Transfer supernatant to fresh micro-centrifuge tubes using clean disposable
transfer pipette. Try to avoid taking any white precipitate during the transfer.
It is ok to leave a little supernatant behind to avoid accidentally taking the
precipitate.
·
This fractionation step separates the
plasmid DNA from the cellular debris and chromosomal DNA in the pellet.
7.
Fill remainder of the centrifuge tubes
with isopropanol. Let tubes sit at room temperature for 2 minutes.
·
Isopropanol effectively precipitates
nucleic acids, but is much less effective with proteins. A quick precipitation
can therefore purify DNA from protein contaminants.
8.
Centrifuge tubes for 2 minutes. A milky pellet should be at the bottom of the tube. Pour of supernatant without dumping out the pellet.

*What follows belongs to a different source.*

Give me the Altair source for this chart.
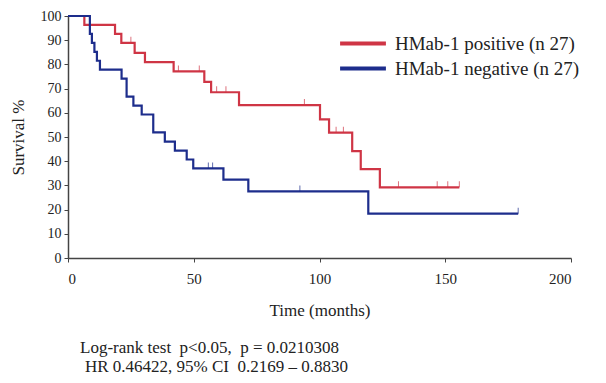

Drain tubes on paper towel.
·
This fractionation step further
purifies the plasmid DNA from the contaminants.
9.
Add 1ml of ice cold 70% ethanol to eppendorf tubes and mix by inverting several times. Spin tubes for 1 minute. Pour of supernatant (be careful not to dump out the pellets) and drain tubes on paper towel.
·
Ethanol helps to remove the remaining
salts and SDS from the preparation.
10.
Allow tubes to dry for approximately 5
minutes. Add 50µl TE to the tube. If needed centrifuge briefly to pool TE at
the bottom of the tube. DNA is ready for use and can be stored indefinitely in
the freezer.
OBSERVATION: The plasmid DNA was
isolated successfully and was run on an agarose gel. After this the sample was
viewed under UV.
RESULT: Plasmid DNA bands
were observed under the UV.
Troubleshooting:
Smeared DNA bands were observed. It must have been
due to the degradation of DNA by nucleases. Nucleases should be removed.